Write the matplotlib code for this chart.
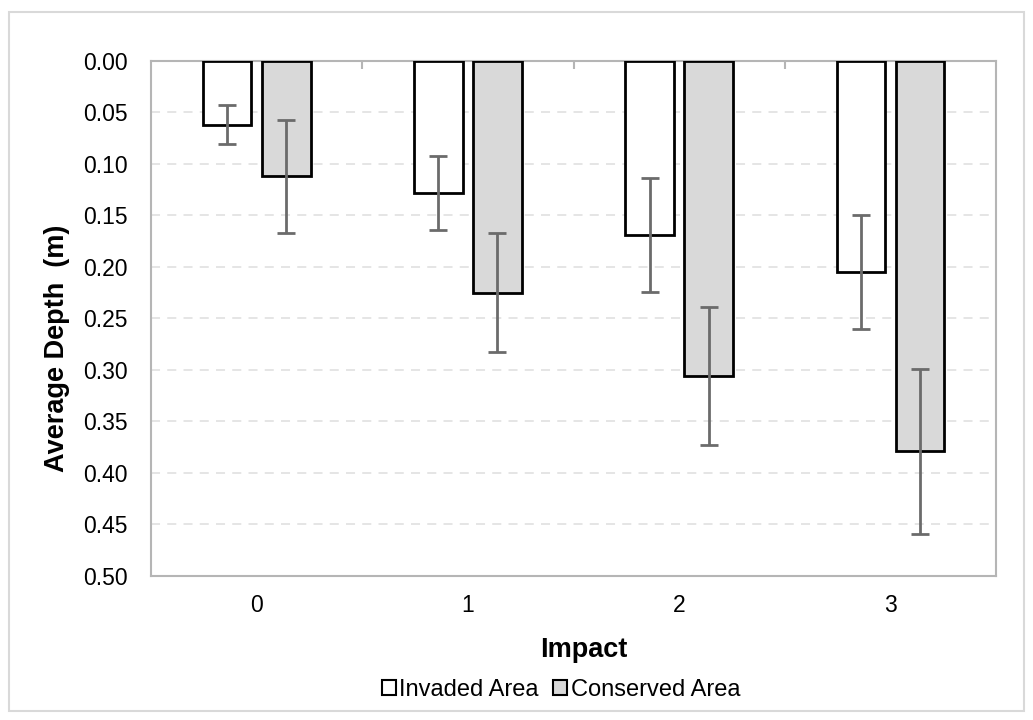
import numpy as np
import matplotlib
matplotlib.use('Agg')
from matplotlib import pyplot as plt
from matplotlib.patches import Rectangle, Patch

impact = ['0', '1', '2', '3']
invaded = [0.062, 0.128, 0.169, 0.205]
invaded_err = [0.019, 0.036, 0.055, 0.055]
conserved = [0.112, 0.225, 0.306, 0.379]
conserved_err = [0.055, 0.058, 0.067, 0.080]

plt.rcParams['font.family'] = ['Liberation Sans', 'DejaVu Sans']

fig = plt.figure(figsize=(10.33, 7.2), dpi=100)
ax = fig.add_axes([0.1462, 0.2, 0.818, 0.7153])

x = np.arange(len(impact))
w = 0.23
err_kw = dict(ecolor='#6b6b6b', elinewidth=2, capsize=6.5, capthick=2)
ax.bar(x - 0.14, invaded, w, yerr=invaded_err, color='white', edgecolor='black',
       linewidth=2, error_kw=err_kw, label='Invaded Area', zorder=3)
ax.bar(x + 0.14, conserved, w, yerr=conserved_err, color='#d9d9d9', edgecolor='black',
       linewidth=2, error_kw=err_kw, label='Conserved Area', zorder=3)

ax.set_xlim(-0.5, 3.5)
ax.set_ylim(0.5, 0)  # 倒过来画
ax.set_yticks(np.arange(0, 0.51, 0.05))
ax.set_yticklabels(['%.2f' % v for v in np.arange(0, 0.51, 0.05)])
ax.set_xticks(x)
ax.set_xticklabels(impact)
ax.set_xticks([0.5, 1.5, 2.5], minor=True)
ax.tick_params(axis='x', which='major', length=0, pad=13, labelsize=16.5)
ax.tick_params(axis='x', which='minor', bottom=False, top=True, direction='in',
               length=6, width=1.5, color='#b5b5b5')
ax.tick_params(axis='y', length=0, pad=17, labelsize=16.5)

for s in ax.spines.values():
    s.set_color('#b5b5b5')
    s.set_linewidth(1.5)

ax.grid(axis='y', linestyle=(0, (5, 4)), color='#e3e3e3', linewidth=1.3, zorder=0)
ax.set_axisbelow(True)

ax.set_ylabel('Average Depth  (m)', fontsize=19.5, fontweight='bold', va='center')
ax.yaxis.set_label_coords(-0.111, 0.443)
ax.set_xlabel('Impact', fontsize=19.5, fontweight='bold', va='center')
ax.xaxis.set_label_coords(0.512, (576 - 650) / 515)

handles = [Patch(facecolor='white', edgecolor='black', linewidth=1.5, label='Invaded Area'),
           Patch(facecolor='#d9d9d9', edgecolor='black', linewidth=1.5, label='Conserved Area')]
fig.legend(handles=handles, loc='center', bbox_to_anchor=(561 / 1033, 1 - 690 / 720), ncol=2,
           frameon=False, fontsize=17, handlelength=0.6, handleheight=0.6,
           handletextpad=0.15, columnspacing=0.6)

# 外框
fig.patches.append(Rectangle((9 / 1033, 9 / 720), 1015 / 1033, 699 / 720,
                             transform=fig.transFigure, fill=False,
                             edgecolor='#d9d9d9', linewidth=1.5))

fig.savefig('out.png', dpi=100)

==*==

WHAT IS NEEDED: Restate the data word for word from its first line through the line with "linewidth=2, error_kw=err_kw, label='Conserved", leaving out any picture along the way.

RIGHT ANSWER:
Write the matplotlib code for this chart.
import numpy as np
import matplotlib
matplotlib.use('Agg')
from matplotlib import pyplot as plt
from matplotlib.patches import Rectangle, Patch

impact = ['0', '1', '2', '3']
invaded = [0.062, 0.128, 0.169, 0.205]
invaded_err = [0.019, 0.036, 0.055, 0.055]
conserved = [0.112, 0.225, 0.306, 0.379]
conserved_err = [0.055, 0.058, 0.067, 0.080]

plt.rcParams['font.family'] = ['Liberation Sans', 'DejaVu Sans']

fig = plt.figure(figsize=(10.33, 7.2), dpi=100)
ax = fig.add_axes([0.1462, 0.2, 0.818, 0.7153])

x = np.arange(len(impact))
w = 0.23
err_kw = dict(ecolor='#6b6b6b', elinewidth=2, capsize=6.5, capthick=2)
ax.bar(x - 0.14, invaded, w, yerr=invaded_err, color='white', edgecolor='black',
       linewidth=2, error_kw=err_kw, label='Invaded Area', zorder=3)
ax.bar(x + 0.14, conserved, w, yerr=conserved_err, color='#d9d9d9', edgecolor='black',
       linewidth=2, error_kw=err_kw, label='Conserved Area', zorder=3)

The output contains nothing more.